La ruralité au secours de l’authenticité de l’île

Si les hôteliers ferment si vite à Corfou en Octobre, alors que la température de la mer reste cinq degrés au-dessus de la température maximum des plages de Bretagne, c’est pour plusieurs raisons:

  • Habitués à une sécurité météo, les touristes migrent vers des zones de « météo garantie » comme l’Aie, le Mexique, les Caraïbes
  • Habitués aux transports aériens low-cost, quitter l’Europe représente un effort financier marginal en période d’insouciance énergétique et éthique
  • Les hôteliers pour la plupart sont également des arboriculteurs locaux.
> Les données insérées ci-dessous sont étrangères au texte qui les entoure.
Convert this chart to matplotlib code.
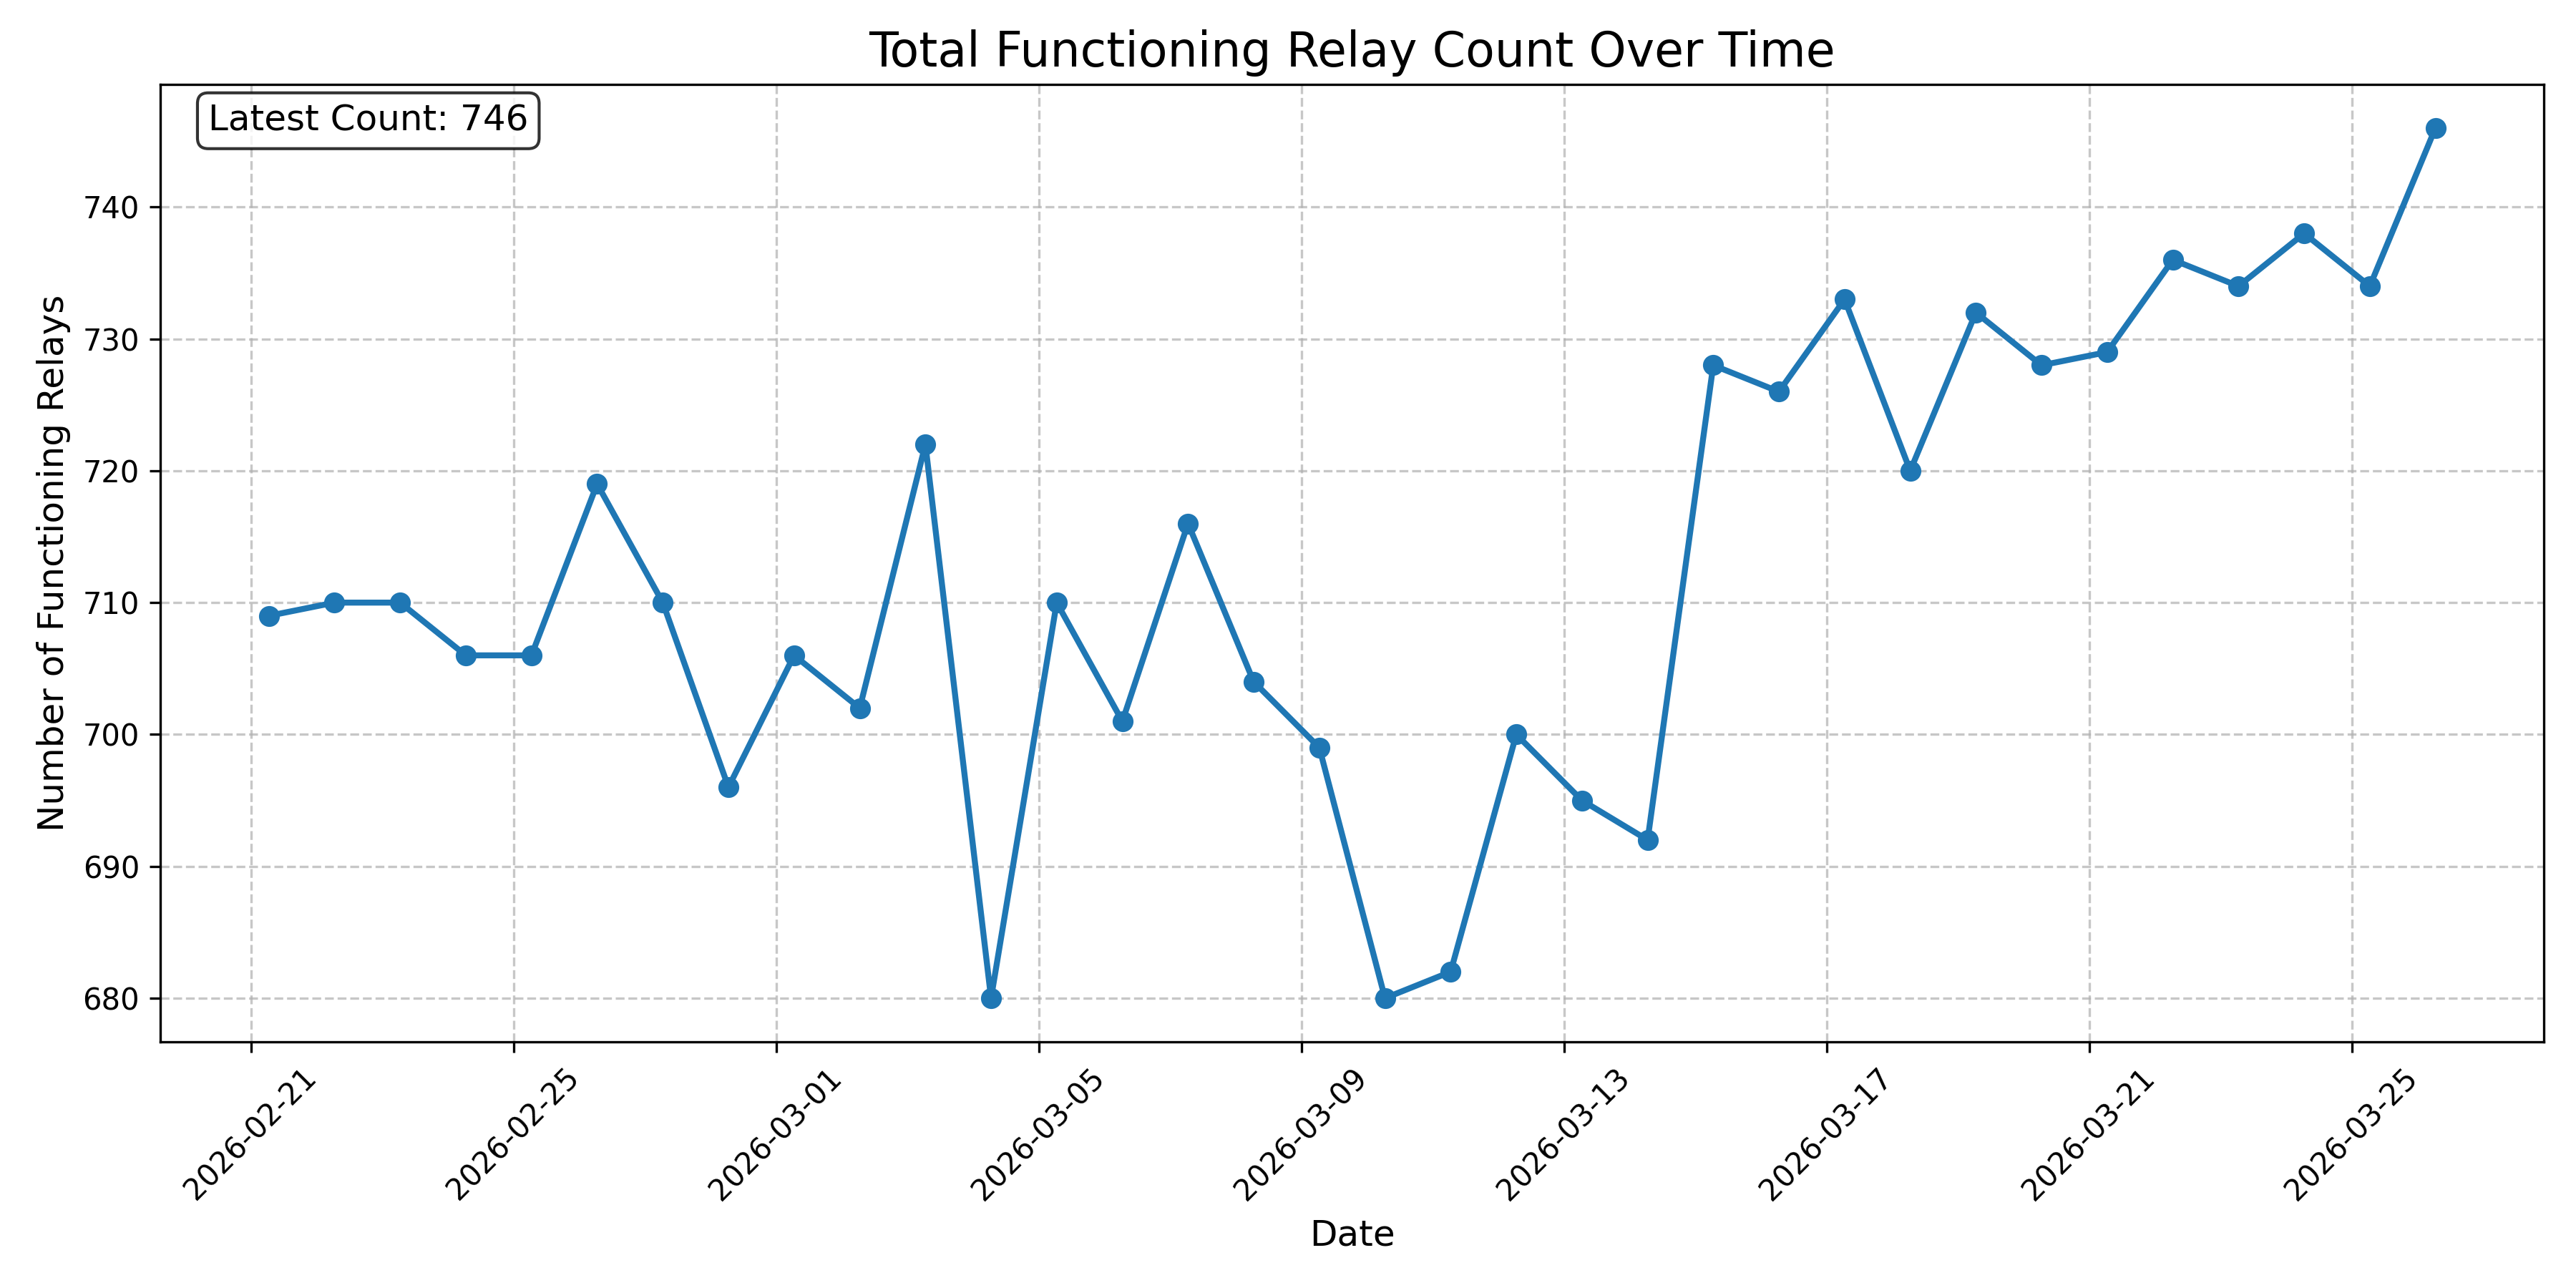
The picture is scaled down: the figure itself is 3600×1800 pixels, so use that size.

Ils habitent sur les lieux de leur hôtellerie.
  • L’hiver, c’est la saison des oliviers, des agrumes

Le 15 octobre, dès que les touristes s’éclipsent, et rien n’est prévu pour les retenir, la saison des olives, à défaut de celle de la chasse, est ouverte. Ruée sur les 80% des surfaces planes, pentues, très pentues, pour débroussailler, couper les herbes sèches, les ronces, nettoyer les surfaces ombragées par les oliviers qui doivent bien représenter le 70% de la surface verte de l’île. Un nettoyage indispensable pour placer des filets qui vont faciliter la récolte des olives, qui commencent déjà à mûrir et tomber naturellement.

Les filets noires au pied des oliviers attendent la coupe des herbes sèchent avant d’être étalés sous les branches

Les sous-bois d’oliviers sont alors couvert d’un filet à mailles rigides noires, 100% de l’oliveraie est ainsi équipé. Nous recroisons alors des tracteurs sur la route, des pick-up, le bruit des débrousailleuse à main de l’automne remplace celui des perceuses du printemps. Bruits de tronçonneuses également, l’île se chauffe en hiver majoritairement au bois, bois d’oliviers, pins, chênes.

Ce rythme saisonnier nous permettra de comprendre pourquoi nos hôteliers étaient si sereins et calmes. Fatigués en fin de saison touristique, ils se réjouissaient de retrouver leur île, leurs bistrots, boulangeries pâtisseries, pour prendre une pause gourmande entre-deux et se consacrer à leur passion ancestrale: l’olive!